Il me semble que la réponse à cette question est à rechercher dans la façon dont ces pays asiatiques ont construit leur succès, tant sur le plan éducatif qu’économique. Ils ont tous été colonisés, parfois plusieurs fois, et connaissent très bien les systèmes occidentaux. Ils s’en sont d’ailleurs inspirés, mais sans jamais les copier quand ils ont pu s’en libérer (contrairement à certains pays africains, par exemple). Ils n’ont jamais, jusqu’à présent, oublié les valeurs qui fondent leur culture.

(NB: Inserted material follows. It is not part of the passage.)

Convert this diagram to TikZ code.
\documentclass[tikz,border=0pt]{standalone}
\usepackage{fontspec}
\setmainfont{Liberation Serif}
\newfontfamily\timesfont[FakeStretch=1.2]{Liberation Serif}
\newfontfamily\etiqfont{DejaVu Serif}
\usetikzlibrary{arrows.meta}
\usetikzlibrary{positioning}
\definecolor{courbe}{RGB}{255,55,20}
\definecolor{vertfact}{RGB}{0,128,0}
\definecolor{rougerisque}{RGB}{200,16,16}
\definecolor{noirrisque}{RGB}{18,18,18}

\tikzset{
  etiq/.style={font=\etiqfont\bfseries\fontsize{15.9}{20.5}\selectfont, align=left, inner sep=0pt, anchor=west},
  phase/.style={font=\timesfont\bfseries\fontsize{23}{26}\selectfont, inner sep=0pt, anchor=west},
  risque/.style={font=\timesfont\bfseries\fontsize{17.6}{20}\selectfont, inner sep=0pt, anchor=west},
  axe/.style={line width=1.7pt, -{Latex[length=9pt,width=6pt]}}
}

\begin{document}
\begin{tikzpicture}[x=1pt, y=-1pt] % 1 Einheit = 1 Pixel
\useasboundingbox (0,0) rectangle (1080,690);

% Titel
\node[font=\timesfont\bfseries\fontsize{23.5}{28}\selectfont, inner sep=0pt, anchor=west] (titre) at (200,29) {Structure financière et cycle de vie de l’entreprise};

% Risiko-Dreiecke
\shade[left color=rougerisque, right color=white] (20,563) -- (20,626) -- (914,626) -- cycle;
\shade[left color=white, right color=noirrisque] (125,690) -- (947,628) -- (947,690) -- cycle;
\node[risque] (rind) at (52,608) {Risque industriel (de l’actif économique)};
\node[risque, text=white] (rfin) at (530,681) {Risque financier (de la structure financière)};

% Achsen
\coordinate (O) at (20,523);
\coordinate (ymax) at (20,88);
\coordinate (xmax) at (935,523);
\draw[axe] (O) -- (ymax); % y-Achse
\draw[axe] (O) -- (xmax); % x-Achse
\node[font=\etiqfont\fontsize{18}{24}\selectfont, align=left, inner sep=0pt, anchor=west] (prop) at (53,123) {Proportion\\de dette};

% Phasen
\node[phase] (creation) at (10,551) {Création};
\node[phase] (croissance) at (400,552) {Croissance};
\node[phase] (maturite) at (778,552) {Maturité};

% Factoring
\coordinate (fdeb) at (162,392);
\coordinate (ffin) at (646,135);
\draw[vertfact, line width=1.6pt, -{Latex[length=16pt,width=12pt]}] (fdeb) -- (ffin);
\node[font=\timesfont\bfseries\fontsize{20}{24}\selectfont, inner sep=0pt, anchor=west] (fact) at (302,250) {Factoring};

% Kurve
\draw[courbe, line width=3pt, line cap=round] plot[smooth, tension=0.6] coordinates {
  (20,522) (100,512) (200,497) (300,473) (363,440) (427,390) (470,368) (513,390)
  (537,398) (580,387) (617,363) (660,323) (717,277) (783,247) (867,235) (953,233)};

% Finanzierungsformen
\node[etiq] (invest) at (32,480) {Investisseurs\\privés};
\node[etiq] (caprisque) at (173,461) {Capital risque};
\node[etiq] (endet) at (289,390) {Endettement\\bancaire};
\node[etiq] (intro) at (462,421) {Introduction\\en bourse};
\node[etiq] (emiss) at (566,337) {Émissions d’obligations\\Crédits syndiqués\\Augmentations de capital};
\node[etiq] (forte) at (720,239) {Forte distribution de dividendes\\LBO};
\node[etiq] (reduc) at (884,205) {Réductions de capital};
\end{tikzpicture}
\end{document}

Pour des pays occidentaux comme la France, l’enjeu actuel n’est donc pas de copier les pays asiatiques performants, mais de conjuguer les valeurs de leur culture traditionnelle et les besoins liés au développement économique dans un contexte de mondialisation. Les pays scandinaves l’ont bien compris : ils n’ont pas renoncé à leur culture et à leur éthique protestante ; au contraire, ils s’appuient sur celle-ci pour leur développement économique. Le dossier montre très bien que leurs performances élevées en lecture s’enracinent sur le besoin précoce de lire librement la bible.

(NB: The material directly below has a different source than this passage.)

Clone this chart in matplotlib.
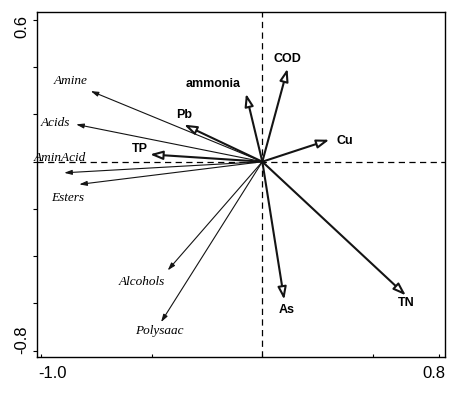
import matplotlib
matplotlib.use("Agg")
import matplotlib.pyplot as plt
import matplotlib.transforms as mtransforms

# Environmental variables (bold arrows, open heads)
env_names = ["COD", "ammonia", "Cu", "As", "TN", "Pb", "TP"]
env_x = [0.114, -0.074, 0.303, 0.099, 0.649, -0.354, -0.508]
env_y = [0.394, 0.288, 0.093, -0.584, -0.566, 0.157, 0.031]

# Response variables (thin arrows, italic labels)
sp_names = ["Amine", "Acids", "AminAcid", "Esters", "Alcohols", "Polysaac"]
sp_x = [-0.776, -0.842, -0.896, -0.828, -0.428, -0.458]
sp_y = [0.299, 0.158, -0.047, -0.096, -0.460, -0.679]

xticks = [-1.0, -0.5, 0.0, 0.5, 0.8]
xticklabels = ["-1.0", "", "", "", "0.8"]
yticks = [-0.8, -0.6, -0.4, -0.2, 0.0, 0.2, 0.4, 0.6]
yticklabels = ["-0.8", "", "", "", "", "", "", "0.6"]

# label offsets in pixels relative to the arrow tips (layout only)
env_off = [(0, 10), (-33, 10), (15, -1), (2, -10), (0, -8), (0, 10), (-10, 5)]
sp_off = [(-20, 10), (-21, 1), (-4, 15), (-12, -14), (-26, -12), (-2, -9)]

fig = plt.figure(figsize=(4.6, 3.97), dpi=100)
ax = fig.add_axes([37 / 460, 1 - 356.7 / 397, (445 - 37) / 460, (356.7 - 11.7) / 397])
ax.set_xlim(-1.019, 0.826)
ax.set_ylim(-0.8254, 0.635)

ax.axhline(0, color="black", lw=0.9, ls=(0, (5, 3.5)), zorder=1)
ax.axvline(0, color="black", lw=0.9, ls=(0, (5, 3.5)), zorder=1)

col = "#141414"
for name, x, y, (dx, dy) in zip(sp_names, sp_x, sp_y, sp_off):
    ax.annotate("", xy=(x, y), xytext=(0, 0),
                arrowprops=dict(arrowstyle="-|>,head_length=0.45,head_width=0.14",
                                color=col, lw=0.8, shrinkA=0, shrinkB=0,
                                mutation_scale=10), zorder=2)
    ax.annotate(name, xy=(x, y), xytext=(dx, dy), textcoords="offset pixels",
                ha="center", va="center", fontsize=9.5, style="italic",
                family="Liberation Serif", color="black", zorder=4)

for name, x, y, (dx, dy) in zip(env_names, env_x, env_y, env_off):
    ax.annotate("", xy=(x, y), xytext=(0, 0),
                arrowprops=dict(arrowstyle="-|>,head_length=0.75,head_width=0.26",
                                fc="white", ec=col, lw=1.5, shrinkA=0, shrinkB=0,
                                mutation_scale=10), zorder=3)
    ax.annotate(name, xy=(x, y), xytext=(dx, dy), textcoords="offset pixels",
                ha="center", va="center", fontsize=9, fontweight="bold",
                family="Liberation Sans", color="black", zorder=4)

ax.set_xticks(xticks)
ax.set_xticklabels(xticklabels, fontsize=12, family="Liberation Sans")
ax.set_yticks(yticks)
ax.set_yticklabels(yticklabels, fontsize=12, family="Liberation Sans",
                   rotation=90, va="center")
ax.tick_params(axis="x", direction="in", length=2.2, width=0.8, pad=7)
ax.tick_params(axis="y", direction="out", length=2.6, width=0.8, pad=3)

for s in ax.spines.values():
    s.set_linewidth(1.0)

# shift the end labels as in the reference
xl = ax.get_xticklabels()
xl[0].set_transform(xl[0].get_transform() + mtransforms.ScaledTranslation(11 / 100, 0, fig.dpi_scale_trans))
xl[-1].set_transform(xl[-1].get_transform() + mtransforms.ScaledTranslation(-5.6 / 100, 0, fig.dpi_scale_trans))
yl = ax.get_yticklabels()
yl[0].set_transform(yl[0].get_transform() + mtransforms.ScaledTranslation(0, 10.7 / 100, fig.dpi_scale_trans))
yl[-1].set_transform(yl[-1].get_transform() + mtransforms.ScaledTranslation(0, -7 / 100, fig.dpi_scale_trans))

fig.savefig("out.png", dpi=100)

Contrairement aux pays asiatiques performants où la figure du maître est dominante, ces pays voient dans l’autonomie individuelle une dimension importante, au point d’avoir supprimé, comme en Finlande, l’inspection en faveur d’une autogestion collective ; au point aussi, d’avoir remplacé l’évaluation certificative par une évaluation formative et des plans d’apprentissage individualisés pendant toute la durée de l’enseignement obligatoire ; au point encore, d’avoir fixé comme objectif éducatif premier le développement d’une « saine confiance en soi chez tous les élèves ». On est bien loin de l’autoritarisme, de la compétition et de la sélection que l’on observe dans les pays asiatiques confucéens avec certains de ses effets pervers (comme un taux élevé de suicide chez les jeunes).

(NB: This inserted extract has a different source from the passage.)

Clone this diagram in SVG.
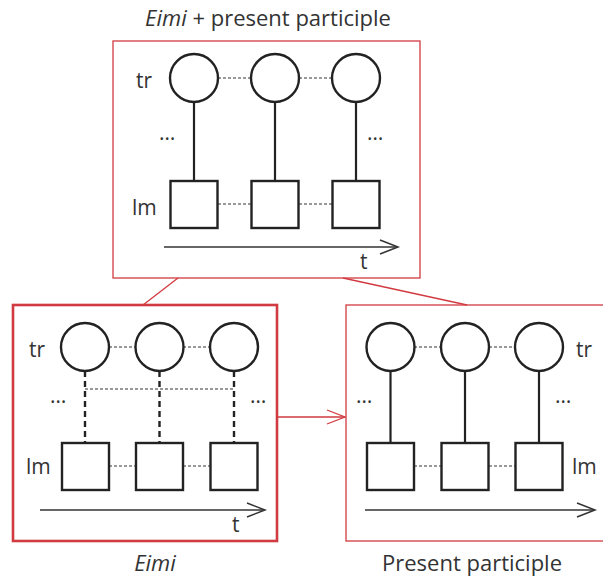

Si notre raisonnement est bon, la voix à suivre pour le système éducatif français serait de retrouver et de reconnaître les valeurs qui fondent sa culture et qui caractérisent profondément la personnalité des Français. Vu de l’extérieur, il nous semble qu’il y ait actuellement trop d’autoflagellation et pas assez de « saine fierté » de ses valeurs et de la fabuleuse richesse de la France. Sa culture profonde n’est ni celle des pays scandinaves, ni celle des pays germaniques, ni celle des pays anglo-saxons… tous cependant confrontés au même défi du développement économique dans un contexte de globalisation. Retrouver sa culture et s’en servir comme une force, tel est sans doute l’enjeu majeur.